## What you need to do
Transcribe all of the data exactly. Omit the pictures.

## Information shown

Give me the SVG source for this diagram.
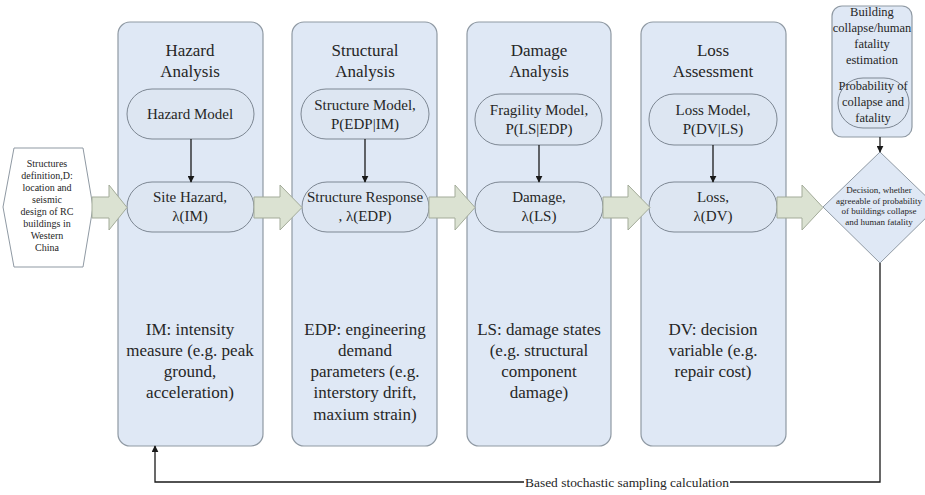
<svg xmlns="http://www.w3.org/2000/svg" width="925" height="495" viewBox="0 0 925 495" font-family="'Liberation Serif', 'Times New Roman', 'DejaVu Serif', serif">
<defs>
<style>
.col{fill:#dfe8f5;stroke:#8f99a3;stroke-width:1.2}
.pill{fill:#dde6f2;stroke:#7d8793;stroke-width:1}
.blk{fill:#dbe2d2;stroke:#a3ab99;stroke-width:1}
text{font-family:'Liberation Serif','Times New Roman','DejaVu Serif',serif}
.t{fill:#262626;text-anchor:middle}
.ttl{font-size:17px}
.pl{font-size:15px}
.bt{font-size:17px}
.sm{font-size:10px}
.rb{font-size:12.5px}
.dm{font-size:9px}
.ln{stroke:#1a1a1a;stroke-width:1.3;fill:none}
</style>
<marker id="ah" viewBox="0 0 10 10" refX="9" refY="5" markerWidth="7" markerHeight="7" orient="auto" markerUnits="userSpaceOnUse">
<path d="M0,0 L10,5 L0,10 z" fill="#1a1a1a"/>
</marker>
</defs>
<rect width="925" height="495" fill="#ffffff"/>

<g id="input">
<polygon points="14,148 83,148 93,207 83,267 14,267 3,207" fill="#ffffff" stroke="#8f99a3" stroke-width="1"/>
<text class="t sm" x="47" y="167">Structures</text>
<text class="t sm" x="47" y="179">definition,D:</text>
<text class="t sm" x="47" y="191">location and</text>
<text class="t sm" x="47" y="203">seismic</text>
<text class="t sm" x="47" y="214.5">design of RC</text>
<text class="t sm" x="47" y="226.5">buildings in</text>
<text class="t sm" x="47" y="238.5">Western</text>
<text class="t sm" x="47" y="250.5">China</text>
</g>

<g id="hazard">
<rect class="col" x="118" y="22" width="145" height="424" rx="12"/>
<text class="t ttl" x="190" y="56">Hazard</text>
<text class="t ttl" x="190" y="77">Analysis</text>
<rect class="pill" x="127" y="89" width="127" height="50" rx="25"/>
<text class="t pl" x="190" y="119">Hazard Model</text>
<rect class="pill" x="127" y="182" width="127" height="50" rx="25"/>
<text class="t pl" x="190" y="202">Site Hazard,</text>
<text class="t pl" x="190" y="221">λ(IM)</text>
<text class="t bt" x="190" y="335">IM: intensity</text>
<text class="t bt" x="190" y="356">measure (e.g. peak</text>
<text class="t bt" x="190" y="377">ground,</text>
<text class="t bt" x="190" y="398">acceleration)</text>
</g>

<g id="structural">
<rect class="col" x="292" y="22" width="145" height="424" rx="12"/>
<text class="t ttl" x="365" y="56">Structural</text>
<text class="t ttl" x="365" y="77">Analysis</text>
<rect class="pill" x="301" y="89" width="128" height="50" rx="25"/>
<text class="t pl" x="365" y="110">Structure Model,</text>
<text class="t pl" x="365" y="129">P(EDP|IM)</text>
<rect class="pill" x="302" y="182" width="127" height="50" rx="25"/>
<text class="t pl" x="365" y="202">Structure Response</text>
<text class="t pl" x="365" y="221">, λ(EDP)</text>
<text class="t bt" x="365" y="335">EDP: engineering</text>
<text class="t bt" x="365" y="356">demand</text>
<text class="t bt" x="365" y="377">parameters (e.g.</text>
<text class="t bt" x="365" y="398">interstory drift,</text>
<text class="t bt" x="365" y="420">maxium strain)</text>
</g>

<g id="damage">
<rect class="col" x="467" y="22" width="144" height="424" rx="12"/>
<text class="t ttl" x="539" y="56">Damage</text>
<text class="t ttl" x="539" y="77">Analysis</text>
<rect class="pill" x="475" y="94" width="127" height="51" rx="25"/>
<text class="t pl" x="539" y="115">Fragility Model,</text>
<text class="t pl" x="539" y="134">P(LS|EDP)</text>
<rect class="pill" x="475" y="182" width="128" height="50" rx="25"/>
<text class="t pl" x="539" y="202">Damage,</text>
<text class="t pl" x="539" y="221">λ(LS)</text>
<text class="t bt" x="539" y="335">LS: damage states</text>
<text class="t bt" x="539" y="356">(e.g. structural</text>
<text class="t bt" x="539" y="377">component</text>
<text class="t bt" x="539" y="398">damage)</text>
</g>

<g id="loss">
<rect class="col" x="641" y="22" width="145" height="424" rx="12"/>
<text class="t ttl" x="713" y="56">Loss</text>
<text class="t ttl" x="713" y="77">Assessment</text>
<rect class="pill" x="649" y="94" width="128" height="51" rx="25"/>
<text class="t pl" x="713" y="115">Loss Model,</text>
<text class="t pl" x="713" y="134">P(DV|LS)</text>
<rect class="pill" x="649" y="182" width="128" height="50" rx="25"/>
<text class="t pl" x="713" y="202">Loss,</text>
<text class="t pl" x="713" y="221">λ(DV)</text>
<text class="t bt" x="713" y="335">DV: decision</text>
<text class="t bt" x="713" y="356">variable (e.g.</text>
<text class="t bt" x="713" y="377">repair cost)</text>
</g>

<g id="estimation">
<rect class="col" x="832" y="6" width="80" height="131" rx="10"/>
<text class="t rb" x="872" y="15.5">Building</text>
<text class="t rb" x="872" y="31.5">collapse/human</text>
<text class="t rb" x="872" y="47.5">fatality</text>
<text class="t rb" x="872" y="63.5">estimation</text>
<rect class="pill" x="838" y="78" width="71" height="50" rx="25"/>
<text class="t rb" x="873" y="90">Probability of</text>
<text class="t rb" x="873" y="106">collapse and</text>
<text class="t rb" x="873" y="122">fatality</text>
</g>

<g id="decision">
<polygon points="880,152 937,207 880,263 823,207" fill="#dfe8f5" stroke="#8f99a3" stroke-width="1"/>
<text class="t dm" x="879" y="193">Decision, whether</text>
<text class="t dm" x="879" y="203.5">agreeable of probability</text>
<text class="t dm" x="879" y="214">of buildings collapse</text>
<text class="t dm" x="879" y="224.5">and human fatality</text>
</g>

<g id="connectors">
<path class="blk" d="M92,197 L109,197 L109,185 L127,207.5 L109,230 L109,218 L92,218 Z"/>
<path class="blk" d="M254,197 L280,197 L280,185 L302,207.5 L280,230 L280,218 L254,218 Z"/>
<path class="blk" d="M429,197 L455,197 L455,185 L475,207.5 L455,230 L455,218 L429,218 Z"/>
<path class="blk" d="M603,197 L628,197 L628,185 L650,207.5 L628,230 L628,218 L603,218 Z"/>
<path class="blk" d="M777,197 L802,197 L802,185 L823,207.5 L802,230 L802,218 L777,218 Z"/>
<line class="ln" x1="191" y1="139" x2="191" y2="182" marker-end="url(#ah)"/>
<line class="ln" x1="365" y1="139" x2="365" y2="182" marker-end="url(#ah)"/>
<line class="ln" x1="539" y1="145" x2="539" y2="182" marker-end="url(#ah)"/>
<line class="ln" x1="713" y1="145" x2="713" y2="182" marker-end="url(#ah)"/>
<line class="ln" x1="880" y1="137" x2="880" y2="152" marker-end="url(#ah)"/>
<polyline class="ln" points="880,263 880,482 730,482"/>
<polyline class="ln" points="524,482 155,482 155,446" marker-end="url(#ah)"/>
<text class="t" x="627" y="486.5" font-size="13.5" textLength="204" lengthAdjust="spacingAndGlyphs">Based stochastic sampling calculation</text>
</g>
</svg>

## Response to this task
Give me the SVG source for this diagram.
<svg xmlns="http://www.w3.org/2000/svg" width="925" height="495" viewBox="0 0 925 495" font-family="'Liberation Serif', 'Times New Roman', 'DejaVu Serif', serif">
<defs>
<style>
.col{fill:#dfe8f5;stroke:#8f99a3;stroke-width:1.2}
.pill{fill:#dde6f2;stroke:#7d8793;stroke-width:1}
.blk{fill:#dbe2d2;stroke:#a3ab99;stroke-width:1}
text{font-family:'Liberation Serif','Times New Roman','DejaVu Serif',serif}
.t{fill:#262626;text-anchor:middle}
.ttl{font-size:17px}
.pl{font-size:15px}
.bt{font-size:17px}
.sm{font-size:10px}
.rb{font-size:12.5px}
.dm{font-size:9px}
.ln{stroke:#1a1a1a;stroke-width:1.3;fill:none}
</style>
<marker id="ah" viewBox="0 0 10 10" refX="9" refY="5" markerWidth="7" markerHeight="7" orient="auto" markerUnits="userSpaceOnUse">
<path d="M0,0 L10,5 L0,10 z" fill="#1a1a1a"/>
</marker>
</defs>
<rect width="925" height="495" fill="#ffffff"/>

<g id="input">
<polygon points="14,148 83,148 93,207 83,267 14,267 3,207" fill="#ffffff" stroke="#8f99a3" stroke-width="1"/>
<text class="t sm" x="47" y="167">Structures</text>
<text class="t sm" x="47" y="179">definition,D:</text>
<text class="t sm" x="47" y="191">location and</text>
<text class="t sm" x="47" y="203">seismic</text>
<text class="t sm" x="47" y="214.5">design of RC</text>
<text class="t sm" x="47" y="226.5">buildings in</text>
<text class="t sm" x="47" y="238.5">Western</text>
<text class="t sm" x="47" y="250.5">China</text>
</g>

<g id="hazard">
<rect class="col" x="118" y="22" width="145" height="424" rx="12"/>
<text class="t ttl" x="190" y="56">Hazard</text>
<text class="t ttl" x="190" y="77">Analysis</text>
<rect class="pill" x="127" y="89" width="127" height="50" rx="25"/>
<text class="t pl" x="190" y="119">Hazard Model</text>
<rect class="pill" x="127" y="182" width="127" height="50" rx="25"/>
<text class="t pl" x="190" y="202">Site Hazard,</text>
<text class="t pl" x="190" y="221">λ(IM)</text>
<text class="t bt" x="190" y="335">IM: intensity</text>
<text class="t bt" x="190" y="356">measure (e.g. peak</text>
<text class="t bt" x="190" y="377">ground,</text>
<text class="t bt" x="190" y="398">acceleration)</text>
</g>

<g id="structural">
<rect class="col" x="292" y="22" width="145" height="424" rx="12"/>
<text class="t ttl" x="365" y="56">Structural</text>
<text class="t ttl" x="365" y="77">Analysis</text>
<rect class="pill" x="301" y="89" width="128" height="50" rx="25"/>
<text class="t pl" x="365" y="110">Structure Model,</text>
<text class="t pl" x="365" y="129">P(EDP|IM)</text>
<rect class="pill" x="302" y="182" width="127" height="50" rx="25"/>
<text class="t pl" x="365" y="202">Structure Response</text>
<text class="t pl" x="365" y="221">, λ(EDP)</text>
<text class="t bt" x="365" y="335">EDP: engineering</text>
<text class="t bt" x="365" y="356">demand</text>
<text class="t bt" x="365" y="377">parameters (e.g.</text>
<text class="t bt" x="365" y="398">interstory drift,</text>
<text class="t bt" x="365" y="420">maxium strain)</text>
</g>

<g id="damage">
<rect class="col" x="467" y="22" width="144" height="424" rx="12"/>
<text class="t ttl" x="539" y="56">Damage</text>
<text class="t ttl" x="539" y="77">Analysis</text>
<rect class="pill" x="475" y="94" width="127" height="51" rx="25"/>
<text class="t pl" x="539" y="115">Fragility Model,</text>
<text class="t pl" x="539" y="134">P(LS|EDP)</text>
<rect class="pill" x="475" y="182" width="128" height="50" rx="25"/>
<text class="t pl" x="539" y="202">Damage,</text>
<text class="t pl" x="539" y="221">λ(LS)</text>
<text class="t bt" x="539" y="335">LS: damage states</text>
<text class="t bt" x="539" y="356">(e.g. structural</text>
<text class="t bt" x="539" y="377">component</text>
<text class="t bt" x="539" y="398">damage)</text>
</g>

<g id="loss">
<rect class="col" x="641" y="22" width="145" height="424" rx="12"/>
<text class="t ttl" x="713" y="56">Loss</text>
<text class="t ttl" x="713" y="77">Assessment</text>
<rect class="pill" x="649" y="94" width="128" height="51" rx="25"/>
<text class="t pl" x="713" y="115">Loss Model,</text>
<text class="t pl" x="713" y="134">P(DV|LS)</text>
<rect class="pill" x="649" y="182" width="128" height="50" rx="25"/>
<text class="t pl" x="713" y="202">Loss,</text>
<text class="t pl" x="713" y="221">λ(DV)</text>
<text class="t bt" x="713" y="335">DV: decision</text>
<text class="t bt" x="713" y="356">variable (e.g.</text>
<text class="t bt" x="713" y="377">repair cost)</text>
</g>

<g id="estimation">
<rect class="col" x="832" y="6" width="80" height="131" rx="10"/>
<text class="t rb" x="872" y="15.5">Building</text>
<text class="t rb" x="872" y="31.5">collapse/human</text>
<text class="t rb" x="872" y="47.5">fatality</text>
<text class="t rb" x="872" y="63.5">estimation</text>
<rect class="pill" x="838" y="78" width="71" height="50" rx="25"/>
<text class="t rb" x="873" y="90">Probability of</text>
<text class="t rb" x="873" y="106">collapse and</text>
<text class="t rb" x="873" y="122">fatality</text>
</g>

<g id="decision">
<polygon points="880,152 937,207 880,263 823,207" fill="#dfe8f5" stroke="#8f99a3" stroke-width="1"/>
<text class="t dm" x="879" y="193">Decision, whether</text>
<text class="t dm" x="879" y="203.5">agreeable of probability</text>
<text class="t dm" x="879" y="214">of buildings collapse</text>
<text class="t dm" x="879" y="224.5">and human fatality</text>
</g>

<g id="connectors">
<path class="blk" d="M92,197 L109,197 L109,185 L127,207.5 L109,230 L109,218 L92,218 Z"/>
<path class="blk" d="M254,197 L280,197 L280,185 L302,207.5 L280,230 L280,218 L254,218 Z"/>
<path class="blk" d="M429,197 L455,197 L455,185 L475,207.5 L455,230 L455,218 L429,218 Z"/>
<path class="blk" d="M603,197 L628,197 L628,185 L650,207.5 L628,230 L628,218 L603,218 Z"/>
<path class="blk" d="M777,197 L802,197 L802,185 L823,207.5 L802,230 L802,218 L777,218 Z"/>
<line class="ln" x1="191" y1="139" x2="191" y2="182" marker-end="url(#ah)"/>
<line class="ln" x1="365" y1="139" x2="365" y2="182" marker-end="url(#ah)"/>
<line class="ln" x1="539" y1="145" x2="539" y2="182" marker-end="url(#ah)"/>
<line class="ln" x1="713" y1="145" x2="713" y2="182" marker-end="url(#ah)"/>
<line class="ln" x1="880" y1="137" x2="880" y2="152" marker-end="url(#ah)"/>
<polyline class="ln" points="880,263 880,482 730,482"/>
<polyline class="ln" points="524,482 155,482 155,446" marker-end="url(#ah)"/>
<text class="t" x="627" y="486.5" font-size="13.5" textLength="204" lengthAdjust="spacingAndGlyphs">Based stochastic sampling calculation</text>
</g>
</svg>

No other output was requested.